I wasn’t a fan of fatty food till I tasted this dish about 3 years ago when our family had dinner with a friend in a restaurant and my husband ordered Dong Po Rou (Braised Pork Belly /东坡肉) (to go with mantou (Chinese steam bun / 馒头). Initially, I was quite reluctant to try it but after much reassurance that it is very delicious, I decided to take a plunge into it. To my amazement, though the meat has layer of fats and lean meat, it was cook so well that the fats literally melts in my mouth.
With this pleasant experience, my interest in cooking this dish was birthed. It was of late, I also learnt from my sister that the pig’s skin also contain collagen which is much needed when you are getting ahem, “younger”. Hahaha.
Well, joke aside, it is always interesting to know the brief history or origin of a dish and if you are interested, read on. Otherwise, you may skip to the recipe below and get your hands working on this dish.
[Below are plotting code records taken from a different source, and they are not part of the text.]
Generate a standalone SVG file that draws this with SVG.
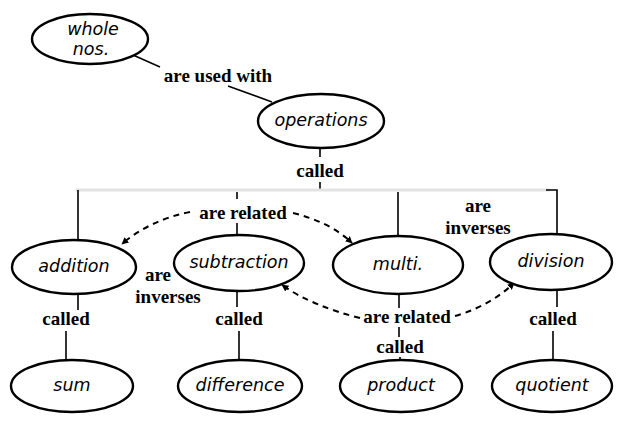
<svg xmlns="http://www.w3.org/2000/svg" width="618" height="421" viewBox="0 0 618 421">
<style>
.node ellipse{fill:#fff;stroke:#000;stroke-width:2.4}
.node text{font-family:"DejaVu Sans","Liberation Sans",sans-serif;font-style:italic;font-size:17.5px;fill:#000;text-anchor:middle}
.lbl{font-family:"Liberation Serif","DejaVu Serif",serif;font-weight:bold;font-size:19px;fill:#000;text-anchor:middle}
.ln{stroke:#000;stroke-width:1.6;fill:none}
.faint{stroke:#e2e2e2;stroke-width:3;fill:none}
.dash{stroke:#000;stroke-width:2;fill:none;stroke-dasharray:6 5}
</style>
<defs>
<marker id="ah" viewBox="0 0 10 10" refX="9" refY="5" markerWidth="7" markerHeight="7" orient="auto" markerUnits="userSpaceOnUse">
<path d="M0,0 L10,5 L0,10 z" fill="#000"/>
</marker>
</defs>
<rect width="618" height="421" fill="#fff"/>
<g id="connectors">
<line class="ln" x1="133" y1="55" x2="160" y2="67"/>
<line class="ln" x1="228" y1="86" x2="272" y2="102"/>
<line class="ln" x1="320" y1="147" x2="320" y2="157"/>
<line class="ln" x1="320" y1="182" x2="320" y2="190"/>
<line class="faint" x1="76" y1="190" x2="550" y2="190"/>
<polyline class="ln" points="546,190 557,190 557,234"/>
<line class="ln" x1="78" y1="190" x2="78" y2="240"/>
<line class="ln" x1="237" y1="192" x2="237" y2="199"/>
<line class="ln" x1="237" y1="223" x2="237" y2="235"/>
<line class="ln" x1="398" y1="192" x2="398" y2="236"/>
<line class="ln" x1="78" y1="294" x2="78" y2="310"/>
<line class="ln" x1="66" y1="331" x2="66" y2="361"/>
<line class="ln" x1="237" y1="291" x2="237" y2="307"/>
<line class="ln" x1="239" y1="331" x2="239" y2="360"/>
<line class="ln" x1="399" y1="294" x2="399" y2="308"/>
<line class="ln" x1="399" y1="327" x2="399" y2="337"/>
<line class="ln" x1="400" y1="357" x2="400" y2="361"/>
<line class="ln" x1="557" y1="290" x2="557" y2="307"/>
<line class="ln" x1="553" y1="331" x2="553" y2="360"/>
<path class="dash" d="M190,212 Q150,220 122,244" marker-end="url(#ah)"/>
<path class="dash" d="M293,213 Q330,222 352,243" marker-end="url(#ah)"/>
<path class="dash" d="M360,318 Q312,306 282,285" marker-end="url(#ah)"/>
<path class="dash" d="M455,316 Q490,306 514,283" marker-end="url(#ah)"/>
<text class="lbl" x="218" y="82">are used with</text>
<text class="lbl" x="320" y="177">called</text>
<text class="lbl" x="243" y="219">are related</text>
<text class="lbl" x="478" y="212">are</text>
<text class="lbl" x="478" y="234">inverses</text>
<text class="lbl" x="158" y="281">are</text>
<text class="lbl" x="168" y="303">inverses</text>
<text class="lbl" x="66" y="325">called</text>
<text class="lbl" x="239" y="325">called</text>
<text class="lbl" x="407" y="323">are related</text>
<text class="lbl" x="400" y="353">called</text>
<text class="lbl" x="553" y="325">called</text>
</g>
<g id="whole" class="node"><ellipse cx="90" cy="39" rx="58" ry="25"/><text x="93" y="35">whole</text><text x="91" y="55">nos.</text></g>
<g id="operations" class="node"><ellipse cx="321" cy="121" rx="63" ry="27"/><text x="321" y="126">operations</text></g>
<g id="addition" class="node"><ellipse cx="74" cy="267" rx="62" ry="27"/><text x="74" y="272">addition</text></g>
<g id="subtraction" class="node"><ellipse cx="239" cy="263" rx="65" ry="28"/><text x="239" y="268">subtraction</text></g>
<g id="multi" class="node"><ellipse cx="398" cy="265" rx="65" ry="29"/><text x="398" y="270">multi.</text></g>
<g id="division" class="node"><ellipse cx="551" cy="262" rx="61" ry="28"/><text x="551" y="267">division</text></g>
<g id="sum" class="node"><ellipse cx="72" cy="386" rx="61" ry="26"/><text x="72" y="391">sum</text></g>
<g id="difference" class="node"><ellipse cx="240" cy="386" rx="62" ry="26"/><text x="240" y="391">difference</text></g>
<g id="product" class="node"><ellipse cx="401" cy="386" rx="61" ry="26"/><text x="401" y="391">product</text></g>
<g id="quotient" class="node"><ellipse cx="552" cy="386" rx="60" ry="26"/><text x="552" y="391">quotient</text></g>
</svg>
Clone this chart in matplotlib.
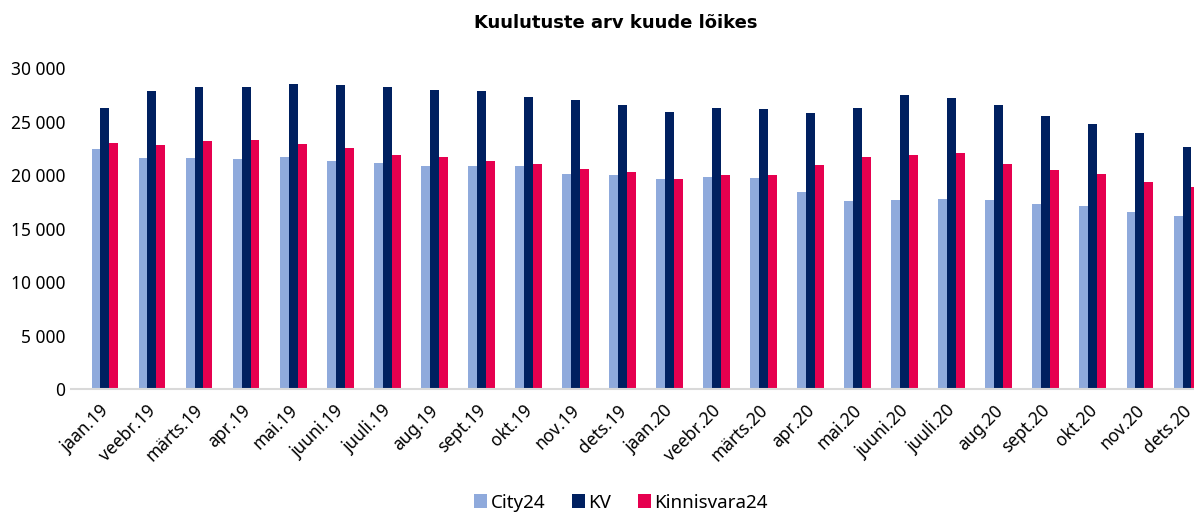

Dong Po Rou is an iconic feature of Hangzhou (杭州) cuisine and can be attributed to Su Shi (苏轼) a.k.a Su Dongpo (苏东坡), a scholar and court official during the Song Dynasty (宋朝), renowned today for his brilliance in poetry, calligraphy, and writings in Chinese literary history. You may read more using this link https://en.wikipedia.org/wiki/Dongpo_pork
Oh well, we should get started now as it will take about 2 to 2 1/2 hours before we can sink our teeth into this piece of deliciously flavoured tender meat with its fats melting in your mouth. Once you have tried this recipe, we hope that you could provide us with some feed feedback/comments either via our blog or join our Mummy’s Kitchen Facebook Group. You can also like and follow us on Beyond Norm Blog’s Facebook Page for more updates. Happy braising!!!
Serves 4 to 5 persons
WHAT YOU NEED
Clay pot, Dutch oven or stainless steel pot
1kg pork belly, skin on (I cooked 1.8kg which serves 15 persons)
2 tablespoon salt
100gm spring onions + additional spring onions to put in the mantou
50 gm ginger (weighed with skin on)
500gm Shao Xing Wine
120gm premium light soy sauce
80gm premium dark soy sauce (if you prefer darker you can add another 20gm)
70gm rock sugar
Some corn flour
Some Chinese tea leaves and soak them in water (optional)
2 cinnamon sticks
3 star anise
5 cloves of garlic
- Coat the pork belly with salt and let it rest for ½ hour to 45 mins to remove the impurities then rinse under tap water and set aside.
- Cut spring onions into 3-inch lengths and line them on the base of the pot.
- Slice ginger with skin on and scatter over the spring onions.
- Put the washed pork belly onto the spring onions and sliced ginger (skin side down).
- Pour in light and dark soy sauce.
- Add in the rock sugar.
- Add in the spices.
- Add in the Shao Xing wine.
- Add some water (I added some tea too) to make sure the pork is at least almost covered with liquid.
- Bring pot to a boil on high heat, reduce to low and simmer for 1 ½ to 2 hours (flipping the pork halfway), or until it is tender enough to be easily poked through with a chopstick.
- Remove pork belly (without the gravy) from the pot and put into a steaming dish, skin side up.
- Steam on high heat for 30 minutes. (This is a crucial step, do not skip this as it will be make the meat tender)
- After dishing out the pork belly, boil the sauce at low heat and add some salt if you find the sauce too sweet. Then add cornflour to thicken the sauce.
- After steaming the pork belly, let it cool down, then slice it to the desired thickness, (I cut it about 1 ½ cm thick) and place them in a serving tray or pot.
- Pour hot gravy over pork and served with white rice or mantou.
*Put some sauce into the cornflour and mix well before pouring the cornflour into the sauce to thicken, this will prevent lumps of flour being formed in the sauce.
*Some recipes suggested cutting the pork belly into 2-inch cubes and then tying them with food safety string but I prefer to use the whole slab to braise.
*Try to use the Shaoxing ‘Hua Tiao’ wine as it will add a more robust and richer flavour to the dish. But, if you can only find the regular Shaoxing wine, you can still make do with it.